Find each line with the word "this" and copy it.

== Data shown ==
_ _ _
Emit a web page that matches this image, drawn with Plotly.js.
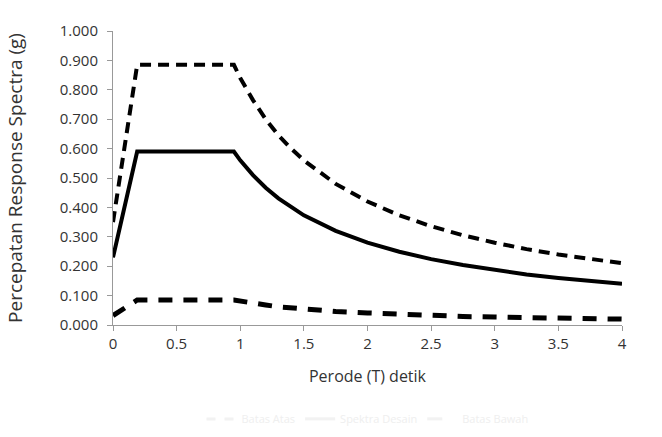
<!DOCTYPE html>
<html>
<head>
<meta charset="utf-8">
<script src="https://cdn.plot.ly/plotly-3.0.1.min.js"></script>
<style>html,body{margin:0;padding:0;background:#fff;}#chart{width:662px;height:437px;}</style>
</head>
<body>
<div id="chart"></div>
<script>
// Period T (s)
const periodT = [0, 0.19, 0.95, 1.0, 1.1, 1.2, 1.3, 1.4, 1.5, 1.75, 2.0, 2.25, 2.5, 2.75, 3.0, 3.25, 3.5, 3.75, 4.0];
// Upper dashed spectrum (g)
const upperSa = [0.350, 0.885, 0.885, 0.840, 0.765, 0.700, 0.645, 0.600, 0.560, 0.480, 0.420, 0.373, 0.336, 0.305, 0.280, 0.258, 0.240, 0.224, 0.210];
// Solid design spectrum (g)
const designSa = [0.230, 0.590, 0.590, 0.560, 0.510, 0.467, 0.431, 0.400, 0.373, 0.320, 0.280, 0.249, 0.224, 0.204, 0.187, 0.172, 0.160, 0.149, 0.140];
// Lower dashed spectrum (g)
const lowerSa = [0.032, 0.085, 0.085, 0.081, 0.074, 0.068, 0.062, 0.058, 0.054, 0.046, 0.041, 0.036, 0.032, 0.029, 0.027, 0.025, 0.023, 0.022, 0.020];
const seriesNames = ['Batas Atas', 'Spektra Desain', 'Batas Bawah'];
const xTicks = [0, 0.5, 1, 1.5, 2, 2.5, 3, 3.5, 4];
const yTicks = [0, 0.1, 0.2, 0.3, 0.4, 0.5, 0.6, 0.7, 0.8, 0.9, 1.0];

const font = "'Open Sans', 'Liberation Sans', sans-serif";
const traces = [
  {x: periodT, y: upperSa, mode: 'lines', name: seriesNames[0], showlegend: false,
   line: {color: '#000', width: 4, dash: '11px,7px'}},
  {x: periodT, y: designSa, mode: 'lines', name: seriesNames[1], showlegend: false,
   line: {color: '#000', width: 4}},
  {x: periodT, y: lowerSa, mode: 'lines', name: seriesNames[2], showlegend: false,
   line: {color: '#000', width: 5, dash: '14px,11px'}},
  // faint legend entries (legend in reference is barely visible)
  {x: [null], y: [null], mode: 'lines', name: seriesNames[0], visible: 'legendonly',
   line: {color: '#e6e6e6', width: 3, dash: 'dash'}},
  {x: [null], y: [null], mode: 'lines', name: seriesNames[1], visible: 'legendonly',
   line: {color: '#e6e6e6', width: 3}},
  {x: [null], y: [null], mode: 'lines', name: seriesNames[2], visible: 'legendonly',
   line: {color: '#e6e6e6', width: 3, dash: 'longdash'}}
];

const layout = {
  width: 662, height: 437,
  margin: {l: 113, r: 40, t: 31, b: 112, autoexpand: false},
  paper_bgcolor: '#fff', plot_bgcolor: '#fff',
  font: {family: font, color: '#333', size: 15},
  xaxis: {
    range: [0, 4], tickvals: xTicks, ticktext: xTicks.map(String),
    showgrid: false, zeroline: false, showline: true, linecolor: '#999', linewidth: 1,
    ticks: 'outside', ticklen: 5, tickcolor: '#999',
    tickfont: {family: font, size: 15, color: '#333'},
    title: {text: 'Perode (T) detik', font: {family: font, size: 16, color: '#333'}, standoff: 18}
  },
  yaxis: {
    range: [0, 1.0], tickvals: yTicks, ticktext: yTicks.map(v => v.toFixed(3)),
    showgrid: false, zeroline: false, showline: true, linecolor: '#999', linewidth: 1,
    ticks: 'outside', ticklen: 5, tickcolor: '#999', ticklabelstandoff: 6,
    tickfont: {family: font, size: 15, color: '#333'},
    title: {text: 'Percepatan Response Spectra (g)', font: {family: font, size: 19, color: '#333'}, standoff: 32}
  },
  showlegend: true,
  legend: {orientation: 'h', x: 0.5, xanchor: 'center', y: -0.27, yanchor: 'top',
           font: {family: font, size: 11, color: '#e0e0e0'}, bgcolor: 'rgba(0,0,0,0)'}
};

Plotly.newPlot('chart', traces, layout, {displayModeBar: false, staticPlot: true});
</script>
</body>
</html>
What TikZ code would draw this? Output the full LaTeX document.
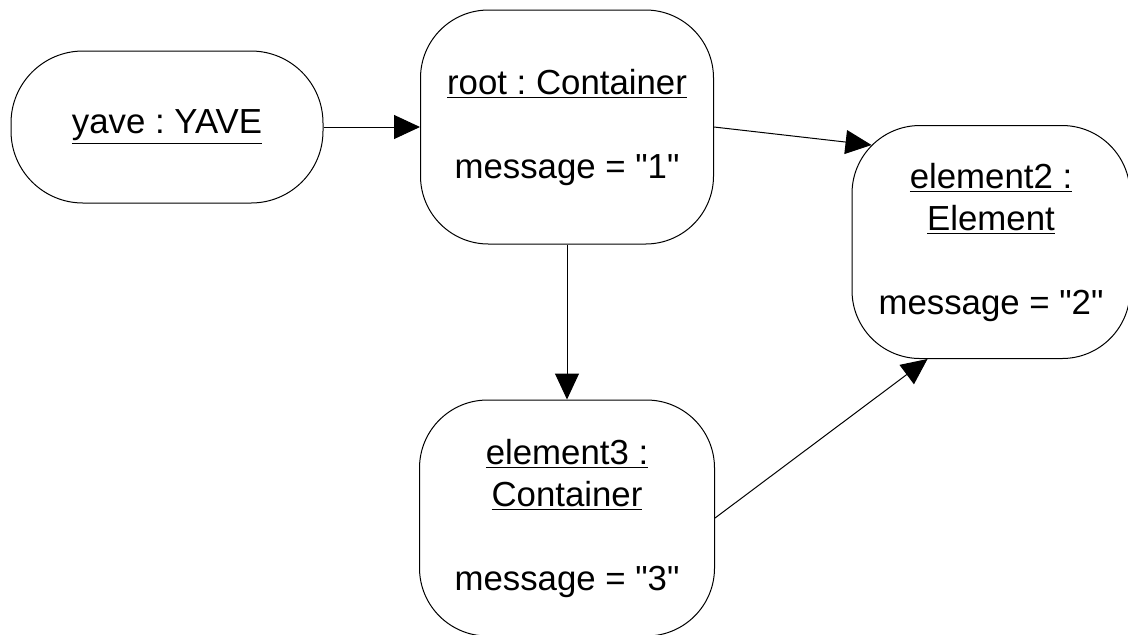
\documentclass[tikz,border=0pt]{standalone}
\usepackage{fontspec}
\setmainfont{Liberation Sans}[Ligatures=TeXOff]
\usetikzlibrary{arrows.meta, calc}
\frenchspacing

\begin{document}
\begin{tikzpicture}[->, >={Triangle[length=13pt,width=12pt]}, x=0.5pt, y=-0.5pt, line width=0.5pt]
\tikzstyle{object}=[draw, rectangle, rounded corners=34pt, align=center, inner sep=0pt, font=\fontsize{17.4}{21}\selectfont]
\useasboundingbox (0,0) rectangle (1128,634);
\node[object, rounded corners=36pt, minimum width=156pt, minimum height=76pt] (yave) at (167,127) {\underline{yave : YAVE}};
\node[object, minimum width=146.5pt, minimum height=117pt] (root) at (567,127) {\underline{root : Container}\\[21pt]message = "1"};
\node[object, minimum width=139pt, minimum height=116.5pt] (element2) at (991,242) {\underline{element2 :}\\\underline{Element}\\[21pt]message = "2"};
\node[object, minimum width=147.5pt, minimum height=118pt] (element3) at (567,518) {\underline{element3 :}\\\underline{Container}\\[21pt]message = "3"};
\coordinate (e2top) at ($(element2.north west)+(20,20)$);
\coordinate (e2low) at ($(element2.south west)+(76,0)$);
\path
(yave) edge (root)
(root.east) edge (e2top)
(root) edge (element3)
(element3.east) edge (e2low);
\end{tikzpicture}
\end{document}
_ _ _
== Response below ==
Emit a web page that matches this image, drawn with Plotly.js.
What TikZ code would draw this? Output the full LaTeX document.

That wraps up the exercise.